The fastest way to get into fleet actions is acting as tackle. These ships are part of the first contact, and are tasked with keeping the enemy from escaping once overwhelming firepower arrives. Electronic Warfare (EW, EWAR) makes the hostiles easier to hit and less likely to hit friendlies, while Logistics (Logi) keeps ships shielded and in repair. These become progressively more skill (player and character) intensive, but also more valuable to the fleet.
Recon is a special branch of Tackle, designed to find targets and tackle them while the fleet is still outside of the system. Since smart targets will notice a fleet jumping in and decide to simply leave the area, recon is the difference between a good day's hunting and going home hungry (or meeting a superior force and not going home at all).

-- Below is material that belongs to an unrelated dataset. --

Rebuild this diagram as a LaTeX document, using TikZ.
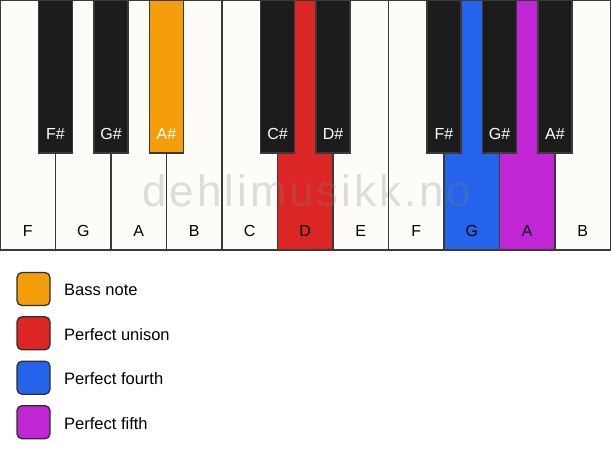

Not to be confused with sensor-based recon ships or strategic reconnaissance.
I don't want to read all this!
When drones are not recovered or a module overheats and breaks, ships and clones are lost. There is no escape from an Abyssal unless it is completed. No matter how experienced a pilot is, mistakes happen. If you spend all your ISK trying to fit a ship and then lose it, you're out of luck. Never fly anything you can't afford to replace!
An ounce of prevention is worth a pound of cure. If you go off half-cocked and not research what you're about to do, you will lose your ship and maybe more. If you can't afford to replace the ship you lost, you're stuck flying a Corvette until you can build your resources back up, and you'll lose days of profit.
But, if you just want to know "the fast way to make ISK," Uriel's Uni Abyssal Track is an excellent option. Spend a day or two finishing up your Career Agent missions, roll about 3 million ISK into a ship and filaments, run four T0 missions (two hours) put your spoils up for auction (20-40 million ISK depending on skill and market). Come back the next day, run about 50 missions (12-25 hours) and make several hundred million. You'll have experience running Abyssals and can afford a Gila to make 100 mil+ per hour.
It's not that simple, but if you want the quick "100 million ISK per hour for a newbie" answer, there's one.